Good news for individual and corporate investors in Virginia! Recently enacted legislation creates a personal and corporate income tax subtraction for certain income attributable to an investment in a Virginia venture capital account made on or after January 1, 2018, but before December 31, 2023. So income related to such an investment can potentially be excluded from Virginia taxable income.

What is a Virginia venture capital account?

The legislation defines a “Virginia venture capital account” as an investment fund certified by the Virginia Department of Taxation. Certification requires the operator of the investment fund to (i) register the fund with the Department prior to December 31, 2023; (ii) indicate that it intends to invest at least 50% of the capital committed to its fund in qualified portfolio companies; and (iii) provide documentation that it employs at least one investor who has at least four years of professional experience in venture capital investment or substantially equivalent experience. The Department may require an investment fund to provide documentation of the investor’s training, education, or experience to determine substantial equivalency.

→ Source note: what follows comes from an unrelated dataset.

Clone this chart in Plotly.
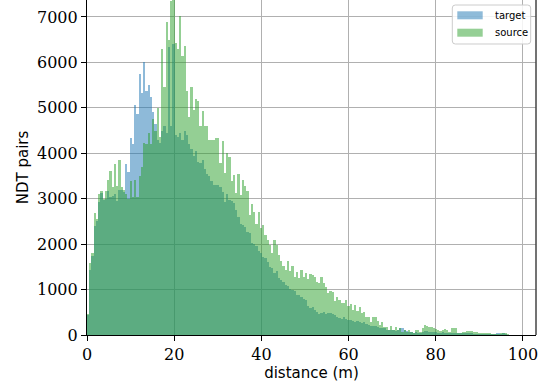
import numpy as np
import plotly.graph_objects as go

BIN_W = 0.515  # histogram bin width (m), 200 bins
N_BINS = 200

source = [
    460, 1585, 1800, 2680, 2550, 3100, 3170, 3000, 3170, 3410,
    3610, 3265, 3765, 3290, 3850, 3260, 3190, 3100, 3000, 3400,
    3040, 3410, 3040, 3500, 3705, 4220, 4200, 4440, 4200, 4750,
    4500, 5000, 4350, 6290, 5450, 6900, 6500, 7355, 7390, 6420,
    6300, 7020, 6150, 6370, 5370, 4800, 5450, 4945, 5200, 5140,
    4600, 4930, 4590, 4590, 4300, 4300, 4300, 4330, 4340, 3780,
    4270, 3570, 4000, 3925, 3380, 3530, 3130, 3540, 3080, 3415,
    3270, 3180, 2640, 2885, 2710, 2440, 2700, 2350, 2420, 2200,
    2090, 1980, 1810, 2090, 1980, 1760, 1620, 1520, 1420, 1620,
    1410, 1520, 1285, 1390, 1250, 1430, 1270, 1360, 1225, 1340,
    1320, 1280, 1175, 1150, 1270, 1150, 1050, 930, 975, 955,
    755, 840, 770, 695, 710, 770, 640, 680, 550, 660,
    535, 610, 475, 510, 390, 400, 290, 390, 390, 315,
    220, 290, 185, 170, 110, 200, 110, 170, 110, 145,
    70, 110, 70, 110, 70, 35, 110, 110, 70, 150,
    220, 200, 185, 170, 150, 125, 110, 95, 110, 125,
    110, 75, 150, 150, 150, 40, 50, 65, 75, 80,
    95, 80, 70, 60, 50, 50, 50, 40, 40, 40,
    15, 15, 10, 5, 30, 30, 30, 5, 0, 0,
    0, 0, 0, 0, 0, 0, 0, 0, 0, 0,
]

target = [
    430, 1420, 1740, 2390, 2500, 2935, 3130, 2970, 2990, 3170,
    3040, 3050, 3110, 2950, 3190, 3200, 3150, 3765, 3590, 4330,
    4205, 5060, 4865, 5745, 5325, 6000, 5370, 5500, 5245, 4915,
    4645, 4300, 4220, 4500, 4590, 4450, 6340, 4590, 6400, 4400,
    4350, 4450, 4300, 4500, 4400, 4200, 4100, 3950, 4050, 3800,
    3780, 3850, 3650, 3550, 3500, 3400, 3300, 3300, 3300, 3250,
    3150, 2935, 3100, 2970, 2950, 2900, 2750, 2600, 2450, 2420,
    2380, 2270, 2240, 2020, 2000, 1950, 1855, 1800, 1725, 1700,
    1600, 1505, 1480, 1375, 1400, 1245, 1220, 1175, 1100, 1080,
    1020, 1000, 960, 880, 880, 840, 800, 770, 640, 585,
    610, 550, 510, 455, 480, 500, 470, 480, 490, 470,
    440, 400, 380, 360, 400, 350, 330, 340, 300, 290,
    310, 280, 260, 290, 250, 220, 200, 190, 200, 170,
    160, 150, 150, 120, 110, 110, 100, 90, 110, 145,
    160, 100, 80, 70, 60, 50, 60, 50, 40, 60,
    80, 90, 70, 60, 70, 60, 50, 55, 60, 40,
    40, 45, 40, 45, 40, 30, 30, 35, 30, 25,
    30, 25, 20, 20, 15, 20, 15, 10, 10, 10,
    10, 5, 40, 40, 5, 40, 10, 0, 0, 0,
    0, 0, 0, 0, 0, 0, 0, 0, 0, 0,
]

x_ticks = [0, 20, 40, 60, 80, 100]
y_ticks = [0, 1000, 2000, 3000, 4000, 5000, 6000, 7000]

edges = np.arange(N_BINS + 1) * BIN_W
centers = (edges[:-1] + edges[1:]) / 2

BLUE = "#1f77b4"
GREEN = "#2ca02c"

fig = go.Figure()
fig.add_trace(go.Bar(x=centers, y=target, width=BIN_W, name="target",
                     marker=dict(color=BLUE, line=dict(width=0)), opacity=0.5))
fig.add_trace(go.Bar(x=centers, y=source, width=BIN_W, name="source",
                     marker=dict(color=GREEN, line=dict(width=0)), opacity=0.5))

L, R, T, B = 87, 17, 0, 57
W, H = 553, 392
PW, PH = W - L - R, H - T - B


def px(xp):
    return (xp - L) / PW


def py(yp):
    return (H - B - yp) / PH


tick_font = dict(family="DejaVu Serif", size=16, color="black")
title_font = dict(family="DejaVu Sans", size=15, color="black")

axis_common = dict(
    showgrid=True, gridcolor="#b0b0b0", gridwidth=1,
    showline=True, linecolor="black", linewidth=1.2,
    ticks="outside", ticklen=5, tickwidth=1, tickcolor="black",
    zeroline=False, layer="above traces", tickfont=tick_font,
    automargin=False,
)

fig.update_layout(
    width=W, height=H,
    margin=dict(l=L, r=R, t=T, b=B),
    plot_bgcolor="white", paper_bgcolor="white",
    barmode="overlay", bargap=0, showlegend=False,
    xaxis=dict(range=[0, 103], tickvals=x_ticks, ticktext=[str(v) for v in x_ticks],
               title=dict(text="distance (m)", font=title_font, standoff=4),
               **axis_common),
    yaxis=dict(range=[0, 7374], tickvals=y_ticks, ticktext=[str(v) for v in y_ticks],
               title=dict(text="NDT pairs", font=title_font, standoff=4),
               **axis_common),
)

shapes = []
# right spine
shapes.append(dict(type="line", xref="paper", yref="paper", x0=1, x1=1, y0=0, y1=1,
                   line=dict(color="#444444", width=1.5), layer="above"))


def rounded_rect(x0p, y0p, x1p, y1p, r=3):
    def P(xp, yp):
        return f"{px(xp):.5f},{py(yp):.5f}"
    return (f"M {P(x0p + r, y0p)} L {P(x1p - r, y0p)} Q {P(x1p, y0p)} {P(x1p, y0p + r)} "
            f"L {P(x1p, y1p - r)} Q {P(x1p, y1p)} {P(x1p - r, y1p)} "
            f"L {P(x0p + r, y1p)} Q {P(x0p, y1p)} {P(x0p, y1p - r)} "
            f"L {P(x0p, y0p + r)} Q {P(x0p, y0p)} {P(x0p + r, y0p)} Z")


shapes.append(dict(type="path", xref="paper", yref="paper",
                   path=rounded_rect(452.3, 5, 530.7, 44),
                   fillcolor="rgba(255,255,255,0.85)",
                   line=dict(color="#cccccc", width=1), layer="above"))
shapes.append(dict(type="rect", xref="paper", yref="paper",
                   x0=px(457.3), x1=px(482.7), y0=py(19.3), y1=py(11.3),
                   fillcolor=BLUE, opacity=0.5, line=dict(width=0), layer="above"))
shapes.append(dict(type="rect", xref="paper", yref="paper",
                   x0=px(457.3), x1=px(482.7), y0=py(36.7), y1=py(28.7),
                   fillcolor=GREEN, opacity=0.5, line=dict(width=0), layer="above"))
fig.update_layout(shapes=shapes)

leg_font = dict(family="DejaVu Sans", size=10, color="black")
fig.add_annotation(x=px(492.7), y=py(15.5), xref="paper", yref="paper", text="target",
                   showarrow=False, xanchor="left", yanchor="middle", font=leg_font)
fig.add_annotation(x=px(492.7), y=py(32.8), xref="paper", yref="paper", text="source",
                   showarrow=False, xanchor="left", yanchor="middle", font=leg_font)

fig.write_html("out.html", config={"displayModeBar": False},
               post_script="document.body.style.margin='0';document.body.style.padding='0';")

What is a qualified portfolio company?

The legislation defines a “qualified portfolio company” as a company that (i) has its principal place of business in the Commonwealth; (ii) has a primary purpose of production, sale, research, or development of a product or service other than the management or investment of capital; and (iii) provides equity in the company to the Virginia venture capital account in exchange for a capital investment. Sole proprietorships are excluded.

Eligible

Most income attributable to an investment in a Virginia venture capital account is eligible for the subtraction, including investment services partnership interest income, otherwise known as investment partnership carried interest income.

Not eligible

The subtraction is not allowed to an individual income taxpayer for an investment in a company that is owned or operated by a family member or affiliate of the taxpayer. It also is not allowed for an individual income taxpayer who claimed the subtraction for certain long-term capital gains or the qualified equity and subordinated debt investments credit for the same investment.

For a corporate taxpayer, the subtraction is not allowed for an investment in a company that is owned or operated by an affiliate of the taxpayer or that was used as the basis to claim the subtraction for certain long-term capital gains.